One night, there was a sudden storm blowing over the Everfree Forest, which resulted in several of the ducks living at Fluttershy's cottage to misplace their ducklings: using the word 'lost' would imply they'd never get found again. And as brave as Fluttershy was (which is to say generally never), there was still a limit to her tracking skills. As it turned out though, she happened to see an advert in Equestria Daily yesterday for an animal rescuer from the Minotaur Lands, and decides that she's got nothing to lose apart from a service fee for trying.
As it turns out, the rescuer was a rather old but surprisingly buff guy, who looked as though he'd picked a fight with about seven hydras all at once and lost. Despite the fact that he only had one good eye and was apparently deaf in the left ear, assured Fluttershy that he can track and retrieve all sixty-three ducklings that went missing. With the job clarified, the rescuer went on to discuss the matter of payment.

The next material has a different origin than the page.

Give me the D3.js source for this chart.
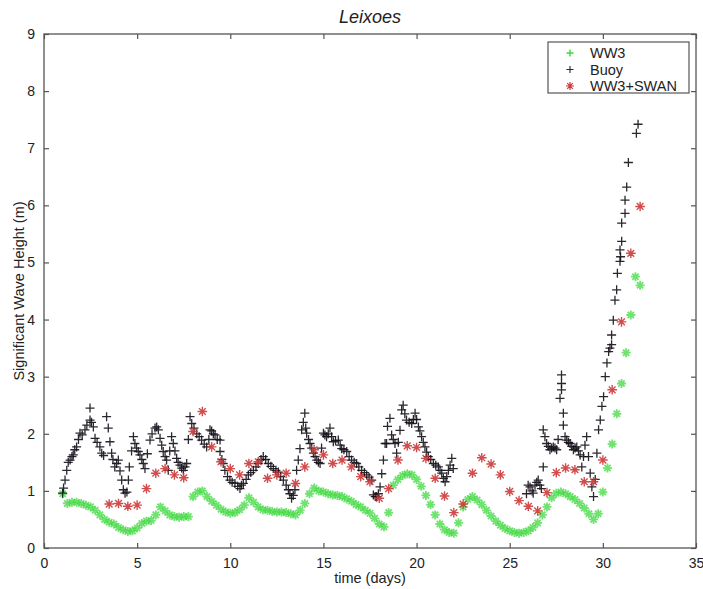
<!DOCTYPE html>
<html>
<head>
<meta charset="utf-8">
<script src="https://cdn.jsdelivr.net/npm/d3@7"></script>
<style>
  body { margin: 0; background: #fff; }
  svg text { font-family: "Liberation Sans", Arial, sans-serif; fill: #222; }
</style>
</head>
<body>
<div class="graph"></div>
<script>
// WW3 model, one value every 6 hours from day 1 to day 32
const ww3Days = d3.range(1, 32.01, 0.25);
const ww3Hs = [
  0.95, 0.78, 0.80, 0.80, 0.78, 0.75, 0.72, 0.66, 0.58, 0.50, 0.45, 0.42,
  0.36, 0.32, 0.29, 0.30, 0.35, 0.43, 0.47, 0.48, 0.58, 0.72, 0.65, 0.58,
  0.55, 0.54, 0.55, 0.55, 0.90, 0.98, 1.00, 0.90, 0.82, 0.75, 0.68, 0.63,
  0.61, 0.62, 0.67, 0.75, 0.88, 0.80, 0.72, 0.67, 0.66, 0.64, 0.63, 0.63,
  0.62, 0.60, 0.58, 0.66, 0.78, 0.95, 1.05, 1.00, 0.98, 0.95, 0.93, 0.92,
  0.90, 0.86, 0.82, 0.76, 0.72, 0.66, 0.61, 0.52, 0.42, 0.37, 0.62, 1.10,
  1.20, 1.27, 1.30, 1.28, 1.20, 1.08, 0.92, 0.76, 0.58, 0.42, 0.32, 0.27,
  0.26, 0.44, 0.72, 0.85, 0.90, 0.84, 0.76, 0.66, 0.56, 0.47, 0.40, 0.34,
  0.30, 0.27, 0.26, 0.27, 0.30, 0.36, 0.44, 0.58, 0.72, 0.88, 0.96, 0.98,
  0.95, 0.90, 0.85, 0.78, 0.70, 0.60, 0.50, 0.60, 0.98, 1.40, 1.82, 2.35,
  2.88, 3.42, 4.08, 4.75, 4.60
];

// WW3+SWAN, every 12 hours
const swanDays = d3.range(3.5, 32.01, 0.5);
const swanHs = [
  0.77, 0.78, 0.73, 0.75, 1.04, 1.31, 1.39, 1.28, 1.23, 2.04, 2.39, 1.77,
  1.51, 1.39, 1.28, 1.48, 1.51, 1.22, 1.28, 1.31, 1.13, 1.42, 1.72, 1.63,
  1.48, 1.54, 1.42, 1.25, 1.16, 0.87, 1.04, 1.54, 1.79, 1.76, 1.57, 1.22,
  0.91, 0.62, 0.77, 1.31, 1.58, 1.47, 1.28, 0.99, 0.83, 0.73, 0.65, 0.97,
  1.32, 1.40, 1.37, 1.16, 1.16, 1.54, 2.77, 3.96, 5.16, 5.98
];

// Buoy record (irregular, gap between day 22 and 26)
const buoyDays = [
  1.00, 1.05, 1.13, 1.22, 1.30, 1.40, 1.50, 1.57, 1.65, 1.75, 1.85, 1.93, 2.05, 2.20, 2.30, 2.47, 2.47, 2.55, 2.65, 2.74,
  2.85, 3.00, 3.10, 3.20, 3.36, 3.45, 3.54, 3.63, 3.70, 3.80, 3.90, 3.99, 4.08, 4.17, 4.26, 4.35, 4.45, 4.53, 4.58, 4.70,
  4.80, 4.88, 4.97, 5.06, 5.15, 5.25, 5.33, 5.42, 5.55, 5.69, 5.80, 5.96, 6.05, 6.14, 6.23, 6.32, 6.40, 6.50, 6.58, 6.67,
  6.75, 6.85, 6.94, 7.03, 7.12, 7.20, 7.30, 7.39, 7.48, 7.57, 7.66, 7.75, 7.84, 7.93, 8.05, 8.20, 8.33, 8.46, 8.60, 8.73,
  8.85, 8.91, 9.00, 9.09, 9.18, 9.30, 9.45, 9.45, 9.55, 9.62, 9.71, 9.85, 9.98, 10.10, 10.25, 10.40, 10.52, 10.60, 10.70, 10.85,
  10.97, 11.10, 11.24, 11.38, 11.50, 11.65, 11.77, 11.90, 12.04, 12.18, 12.31, 12.45, 12.58, 12.70, 12.85, 13.00, 13.12, 13.20, 13.29, 13.38,
  13.47, 13.56, 13.65, 13.74, 13.83, 13.92, 14.00, 14.05, 14.10, 14.20, 14.28, 14.37, 14.46, 14.55, 14.64, 14.73, 14.82, 14.90, 15.00, 15.08,
  15.17, 15.26, 15.35, 15.44, 15.53, 15.65, 15.80, 15.90, 15.98, 16.10, 16.25, 16.38, 16.51, 16.65, 16.78, 16.90, 17.05, 17.20, 17.32, 17.45,
  17.59, 17.68, 17.78, 17.86, 17.95, 18.04, 18.13, 18.22, 18.31, 18.39, 18.44, 18.57, 18.66, 18.75, 18.84, 18.93, 19.02, 19.11, 19.20, 19.28,
  19.37, 19.46, 19.60, 19.74, 19.83, 19.92, 20.00, 20.10, 20.18, 20.27, 20.36, 20.45, 20.54, 20.63, 20.76, 20.90, 21.03, 21.17, 21.26, 21.35,
  21.44, 21.53, 21.62, 21.71, 21.80, 21.89, 21.97,
  25.90, 25.99, 26.09, 26.20, 26.26, 26.36, 26.45, 26.53, 26.62, 26.70, 26.80, 26.80, 26.89, 26.98, 27.07, 27.16, 27.25, 27.34, 27.43, 27.52,
  27.60, 27.70, 27.78, 27.78, 27.78, 27.88, 27.88, 27.97, 28.06, 28.15, 28.24, 28.33, 28.42, 28.51, 28.60, 28.69, 28.78, 28.87, 28.96, 29.04,
  29.13, 29.23, 29.32, 29.41, 29.50, 29.59, 29.68, 29.77, 29.86, 29.95, 30.04, 30.13, 30.22, 30.31, 30.38, 30.47, 30.47, 30.56, 30.65, 30.74,
  30.78, 30.92, 30.95, 30.92, 31.01, 31.01, 31.19, 31.19, 31.28, 31.37, 31.80, 31.89
];
const buoyHs = [
  0.96, 1.05, 1.19, 1.36, 1.50, 1.54, 1.60, 1.63, 1.72, 1.77, 1.90, 2.01, 1.98, 2.07, 2.15, 2.45, 2.24, 2.20, 2.12, 1.92,
  1.85, 1.77, 1.66, 1.62, 2.30, 2.10, 1.86, 1.66, 1.55, 1.42, 1.48, 1.54, 1.35, 1.19, 1.02, 0.96, 0.98, 1.19, 1.42, 1.70,
  1.95, 1.83, 1.75, 1.69, 1.63, 1.55, 1.48, 1.39, 1.65, 1.89, 2.00, 2.10, 2.12, 2.07, 1.92, 1.80, 1.69, 1.60, 1.54, 1.36,
  1.70, 1.95, 1.83, 1.70, 1.57, 1.50, 1.45, 1.40, 1.36, 1.42, 1.48, 1.90, 2.30, 2.18, 2.10, 2.00, 1.95, 1.89, 1.82, 1.77,
  1.90, 2.07, 2.05, 2.00, 1.98, 1.90, 1.89, 1.69, 1.55, 1.48, 1.36, 1.25, 1.19, 1.15, 1.13, 1.08, 1.04, 1.10, 1.13, 1.20,
  1.28, 1.32, 1.36, 1.42, 1.48, 1.55, 1.60, 1.55, 1.48, 1.43, 1.39, 1.36, 1.33, 1.25, 1.19, 1.10, 1.02, 0.95, 0.87, 0.92,
  1.02, 1.36, 1.54, 1.74, 2.07, 2.20, 2.36, 2.10, 2.01, 1.90, 1.83, 1.75, 1.66, 1.60, 1.54, 1.50, 1.48, 1.75, 2.01, 1.98,
  1.95, 2.00, 2.10, 1.95, 1.86, 1.88, 1.89, 1.80, 1.74, 1.72, 1.69, 1.60, 1.54, 1.50, 1.48, 1.42, 1.36, 1.32, 1.28, 1.24,
  1.19, 0.93, 0.90, 0.90, 0.95, 1.07, 1.30, 1.54, 1.83, 1.83, 2.13, 2.27, 1.98, 1.90, 1.83, 1.66, 1.85, 2.06, 2.42, 2.50,
  2.35, 2.24, 2.20, 2.18, 2.25, 2.36, 2.25, 2.12, 2.05, 1.95, 1.85, 1.77, 1.68, 1.60, 1.55, 1.48, 1.45, 1.42, 1.36, 1.31,
  1.22, 1.16, 1.25, 1.36, 1.45, 1.57, 1.39,
  0.95, 1.10, 1.07, 1.00, 0.96, 1.10, 1.15, 1.19, 1.10, 1.04, 1.42, 2.07, 1.95, 1.83, 1.78, 1.72, 1.75, 1.77, 1.75, 1.72,
  1.90, 2.62, 3.03, 2.88, 2.77, 2.36, 2.15, 1.95, 1.89, 1.85, 1.83, 1.78, 1.72, 1.75, 1.77, 1.70, 1.63, 1.42, 1.60, 1.80,
  1.95, 1.60, 1.31, 1.07, 0.90, 1.20, 1.66, 2.07, 2.24, 2.48, 2.65, 3.00, 3.24, 3.44, 3.50, 3.56, 3.73, 3.99, 4.34, 4.52,
  4.81, 5.02, 5.10, 5.22, 5.37, 5.69, 5.86, 6.09, 6.32, 6.75, 7.26, 7.42
];

const xTicks = [0, 5, 10, 15, 20, 25, 30, 35];
const yTicks = [0, 1, 2, 3, 4, 5, 6, 7, 8, 9];
const seriesNames = ["WW3", "Buoy", "WW3+SWAN"];

const width = 703, height = 589;
const margin = { top: 34, right: 7, bottom: 41, left: 44 };

const svg = d3.select('.graph')
  .append('svg')
  .attr('width', width)
  .attr('height', height);

const x = d3.scaleLinear().domain([0, 35]).range([margin.left, width - margin.right]);
const y = d3.scaleLinear().domain([0, 9]).range([height - margin.bottom, margin.top]);

const axisColor = '#555';
const tickLen = 5;

// frame
svg.append('rect')
  .attr('x', x(0)).attr('y', y(9))
  .attr('width', x(35) - x(0)).attr('height', y(0) - y(9))
  .attr('fill', 'none').attr('stroke', axisColor).attr('stroke-width', 1.3);

// inward ticks on all four sides
const bottomAxis = svg.append('g')
  .attr('transform', `translate(0,${y(0)})`)
  .call(d3.axisBottom(x).tickValues(xTicks).tickSize(-tickLen).tickPadding(10).tickFormat(d3.format('d')));
const topAxis = svg.append('g')
  .attr('transform', `translate(0,${y(9)})`)
  .call(d3.axisTop(x).tickValues(xTicks).tickSize(-tickLen).tickFormat(''));
const leftAxis = svg.append('g')
  .attr('transform', `translate(${x(0)},0)`)
  .call(d3.axisLeft(y).tickValues(yTicks).tickSize(-tickLen).tickPadding(9).tickFormat(d3.format('d')));
const rightAxis = svg.append('g')
  .attr('transform', `translate(${x(35)},0)`)
  .call(d3.axisRight(y).tickValues(yTicks).tickSize(-tickLen).tickFormat(''));

[bottomAxis, topAxis, leftAxis, rightAxis].forEach(g => {
  g.select('.domain').remove();
  g.selectAll('line').attr('stroke', axisColor).attr('stroke-width', 1.2);
  g.selectAll('text').attr('font-size', 14).attr('fill', '#222')
    .attr('font-family', '"Liberation Sans", Arial, sans-serif');
});

// titles
svg.append('text')
  .attr('x', 370).attr('y', 23)
  .attr('text-anchor', 'middle')
  .attr('font-size', 18).attr('font-style', 'italic')
  .text('Leixoes');

svg.append('text')
  .attr('x', 370).attr('y', 583)
  .attr('text-anchor', 'middle')
  .attr('font-size', 14.5)
  .text('time (days)');

svg.append('text')
  .attr('transform', `translate(24,${(y(0) + y(9)) / 2}) rotate(-90)`)
  .attr('text-anchor', 'middle')
  .attr('font-size', 14.5)
  .text('Significant Wave Height (m)');

// marker shapes
const plusPath = s => `M${-s},0H${s}M0,${-s}V${s}`;
const starPath = s => {
  const d = s * 0.7;
  return `M${-s},0H${s}M0,${-s}V${s}M${-d},${-d}L${d},${d}M${-d},${d}L${d},${-d}`;
};

const markers = [
  { days: ww3Days, hs: ww3Hs, path: starPath(4.5), color: '#3fd83f', sw: 1.8, op: 0.75 },
  { days: buoyDays, hs: buoyHs, path: plusPath(4.5), color: '#140f18', sw: 1.3, op: 0.9 },
  { days: swanDays, hs: swanHs, path: starPath(4.8), color: '#cc3a3a', sw: 1.4, op: 0.9 }
];

markers.forEach(m => {
  svg.append('g')
    .selectAll('path')
    .data(m.days.map((d, i) => [d, m.hs[i]]))
    .enter()
    .append('path')
    .attr('transform', d => `translate(${x(d[0])},${y(d[1])})`)
    .attr('d', m.path)
    .attr('stroke', m.color)
    .attr('stroke-width', m.sw)
    .attr('stroke-opacity', m.op)
    .attr('fill', 'none');
});

// legend
const legend = svg.append('g');
legend.append('rect')
  .attr('x', 548).attr('y', 42).attr('width', 141).attr('height', 51)
  .attr('fill', '#fff').attr('stroke', axisColor).attr('stroke-width', 1.2);

const legendMarks = [
  { path: plusPath(3.5), color: '#3fd83f', sw: 1.4 },
  { path: plusPath(3.5), color: '#2a2040', sw: 1.1 },
  { path: starPath(4), color: '#cc3a3a', sw: 1.2 }
];
seriesNames.forEach((name, i) => {
  const ly = 53 + i * 16.5;
  legend.append('path')
    .attr('transform', `translate(570,${ly})`)
    .attr('d', legendMarks[i].path)
    .attr('stroke', legendMarks[i].color)
    .attr('stroke-width', legendMarks[i].sw)
    .attr('fill', 'none');
  legend.append('text')
    .attr('x', 590).attr('y', ly)
    .attr('dy', '0.35em')
    .attr('font-size', 14.5)
    .text(name);
});
</script>
</body>
</html>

Unfortunately, all of Fluttershy's spare bits was allocated to looking after the rest of her animal critters, and so she was left with no choice but to pay in collateral. As it happened, she had a gold chain necklace made up of (by a frankly contrived coincidence) sixty-three links. She decided to part with that, but owing to the disproportionate value of the chain, Fluttershy refused to pay up front. The animal rescuer, however, suspicious of Princess Celestia's foreign policy and of ponies in general, wouldn't take a payment afterwards in the event of Fluttershy reneging on the deal.
Fortunately, as any good friend can tell you, a compromise solves everything. They agree that Fluttershy will pay the rescuer one link for every successful rescue, protecting both from foul play. Unfortunately, it IS a rather pretty necklace and the minotaur doesn't want it ruined beyond repair, so he demands Fluttershy make no more than three breaks in the chain.
Completely stymied, Fluttershy now needs you to sort out this problem. And maybe learn some sort of lesson in friendship if it turns out there is one.
Hmm. I'm sure I've heard this one before, but damned if I can remember the solution.
Its a straight line of links right? If so i think i got it
cut the 5th, 9th and 17th rings
You now have 1,1,1,4,8,16,and 32 rings in groups
Pay 1 the first time
Pay another 1 the 2nd and 3rd time
Pay the 4 and get back the 3 single rings when the fourth animal is found
So on and so forth
Simple binary, more or less
Ah, I remember this one back from school. Only there were six links. O-o-oka-a-ay...
For the first animal Fluttershy pays one link. For the second one she pays a two-link and gets one link in return. For the third one she pays that one link...
N - 1 breaks allowed give us:
1 +...+ n = (n^2 + n) / 2 >= 63;
N(n+1) >= 126;
N = 11; 12;
She'd need to break the chain into one link, two-link, three-link etc. all the way to 11-link -- which would be 10 breaks... Yeah, we need to take a different approach.
Were she allowed to break into six parts, she'd break it as follows: one link, two-link, 4-link, 8-link, 16-link and 32-link. When in binary, it'll look like 1 link, 10-link, 100-link, 1000-link, 10000-link and 100000-link, and, using those, she'd be able to count in binary up to 63 (111111b). For six binary digits -- five breaks.
What would happen, if she used the 4-based system instead? 63 (10) = 333 (4), so: 3-link, 12-link and 48-link. Total -- two breaks. Now let us add just on more break to split that 3-link into 1 link and 2-link -- and voilĂ !
FS pays 3 links for 3 animals as described above... and gets into a stalemate: she can't pay for the fourth! The solution is to be tweaked.
63 (10) = 2100 (3) = 333 (4) = 223 (5) = 143 (6) = 120 (7) = 77 (8) = 70 (9)...
Upon considering the above representations of 63, I, after a very long time, have decided, the solution should be as follows:
Fluttershy splits the chain as stated above, into 3, 12 and 48, and also defines three stahes each part could go through: t first stage takes the third of the part, th second one takes two thirds, and the third o takes whole. 1-st animal = 3-link 1-st stage = 1 link; 2-nd animal = 3-link 2-nd stage = 2 links; 3-rd animal = 3-link 3-rd stage = 3 links.
As shown, this allows for a part to represent digits from 1 to 3 (incl.). Now consider this: 3 (10) = 3 (4), 12 (10) = 30 (4), and 48 (10) = 300 (4). That "3" in the numbers, as we've seen, may become "1" or "2", depending on the stage a chain's part goes through. Therefore such a system allows to represent natural numbers from 1 to 63 in the 4-based numerical system!
This had better be a solution! Have you any idea, how much time I spent on this?!